The latest Marine Quarterly arrived a couple of weeks ago, and I must say that once again the ‘the thinking sailor’s sea journal’ does not disappoint.

In fact it’s full of interesting surprises. A 1912 account of a Cowes Week involving Meteor, the Kaiser’s huge racing schooner, reveals some comically dreadful seamanship from the skippers and crews.

It also provides a reminder that before 1914 relations between the German leader and important and rich British and American figures were sufficiently amicable that they were competing regularly. It will always be a mystery to me that the horrors of World War I that followed were allowed to take place – but I guess the scary answer is that once the world embarks on a particular track, the momentum can quickly become unstoppable. I’m sure we all hope today’s leaders are listening.

There’s a well researched piece on Scottish sea monsters, an article describing the history and joys of gig racing in the Scillies and Cornwall (I didn’t know that gigs were developed for racing as much as for the piloting trade); a description of the strengths and weaknesses of the Falkland Islands’ defences (I’m sure the Argentinians will examine this closely); and an explanation of the techniques used by amateur lobster fishermen.

Keep the numbers of lobsters you catch very small, and you don’t need a licence, it seems.

But the article that amazed me more than any other is a superb piece about the sailing events of the 1948 Olympics, which took place off Torquay.
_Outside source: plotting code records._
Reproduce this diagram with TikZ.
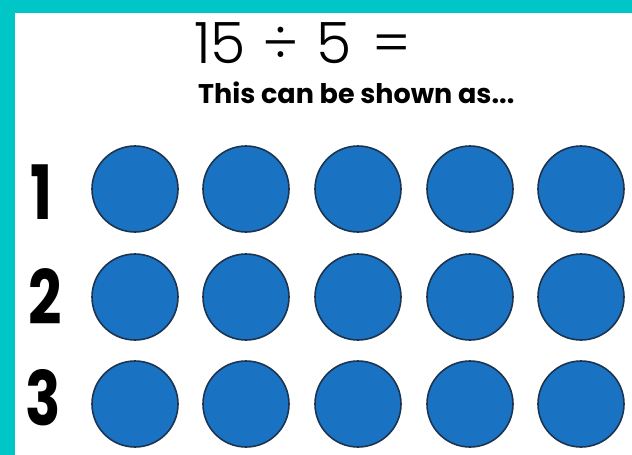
\documentclass[tikz,border=0pt]{standalone}
\usepackage{fontspec}
\usepackage{tikz}
\usetikzlibrary{positioning,backgrounds}
\setmainfont{Poppins}
\newfontfamily\thinfont{Poppins Light}
\definecolor{frameteal}{HTML}{00C6C8}
\definecolor{dotblue}{HTML}{1A72C2}
\definecolor{dotedge}{HTML}{1C3450}
\newcommand{\narrow}[1]{\scalebox{0.78}[1]{#1}}

\begin{document}
\begin{tikzpicture}[
  x=1pt, y=-1pt,
  dot/.style   = {circle, draw=dotedge, fill=dotblue, line width=1.6pt,
                  minimum size=86pt, inner sep=0pt},
  rownum/.style= {font=\fontsize{75}{75}\selectfont\bfseries, inner sep=0pt,
                  text depth=0pt, anchor=base},
  eqtext/.style= {font=\fontsize{57}{57}\thinfont, inner sep=0pt, anchor=base west},
  subtext/.style={font=\fontsize{27}{27}\selectfont\bfseries, inner sep=0pt,
                  anchor=base west}
]

% frame
\useasboundingbox (0,0) rectangle (632,455);
\fill[white] (0,0) rectangle (632,455);
\fill[frameteal] (0,0) rectangle (632,13);
\fill[frameteal] (0,0) rectangle (15,455);

% heading
\node[eqtext] (eqn) at (194,63) {15\hspace{1pt} ÷\hspace{2pt} 5\hspace{5pt} =};
\node[subtext] (sub) at (198,103) {This can be shown as...};

% row numbers
\node[rownum] (n1) at (41,219) {\narrow{1}};
\node[rownum] (n2) at (45,324) {\narrow{2}};
\node[rownum] (n3) at (43,425) {\narrow{3}};

% counters
\node[dot] (c11) at (135,189) {};
\node[dot] (c12) at (246,189) {};
\node[dot] (c13) at (358,189) {};
\node[dot] (c14) at (470,189) {};
\node[dot] (c15) at (581,189) {};

\node[dot] (c21) at (135,297) {};
\node[dot] (c22) at (246,297) {};
\node[dot] (c23) at (358,297) {};
\node[dot] (c24) at (470,297) {};
\node[dot] (c25) at (581,297) {};

\node[dot] (c31) at (135,404) {};
\node[dot] (c32) at (246,404) {};
\node[dot] (c33) at (358,404) {};
\node[dot] (c34) at (470,404) {};
\node[dot] (c35) at (581,404) {};

\end{tikzpicture}
\end{document}
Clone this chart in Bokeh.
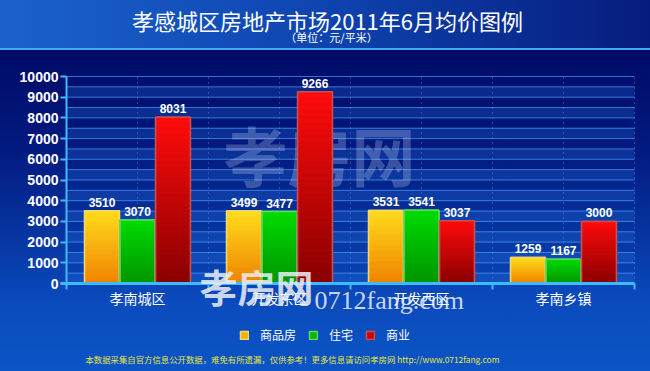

For those who know me well, the simple fact that I studied an article about a sporting event from beginning to end and declared myself rapt will be powerful evidence that this is worth reading.

Subscribe today, I say: www.marinequarterly.com .

The Marine Quarterly summer 2012

The summer issue of novelist Sam Llewellyn’s charming, informative and plain entertaining The Marine Quarterly is due out any day.

It think it’s well worth a sub. We greatly enjoyed the last two issues and excitement is rising at the prospect of a new one.

If you haven’t seen it, you should know that it’s a 112-page compendium of what Sam calls ‘intelligent sea reading’ in a pocket sized format, printed on hefty, creamy paper and illustrated with charts, woodcuts and line drawings.

Here’s a sample paragraph snatched from the last issue and written by a chap called Ernest Gann, who was at the time in the throes of realising his dream of owning and sailing a square rigger. I like the colour in the writing, but its candour is even better:

‘To gain experience in a square rig of any size you must either be a foreign cadet, or serve in the US Coast Guard’s Eagle. So I had to depend heavily on Holcomb, who caressed his dolphin-striker jaw and allowed as how there were enough menaces to navigation in the Bay without turning me loose in a rig which at least looked complicated. To serve as crew I had assembled a heterogeneous group of people who believed that as I had managed to captain the Albatross all the way from Rotterdam without calamity, certainly an afternoon in the Bay should be a lark. I did not bother telling them how little I knew during a sort of rehearsal just before leaving the dock. It was easier demonstrating what I did know. I lectured slowly and with many repetitions, since I was aware that as soon as my supply of book learning was exhausted we would be obliged to sail.’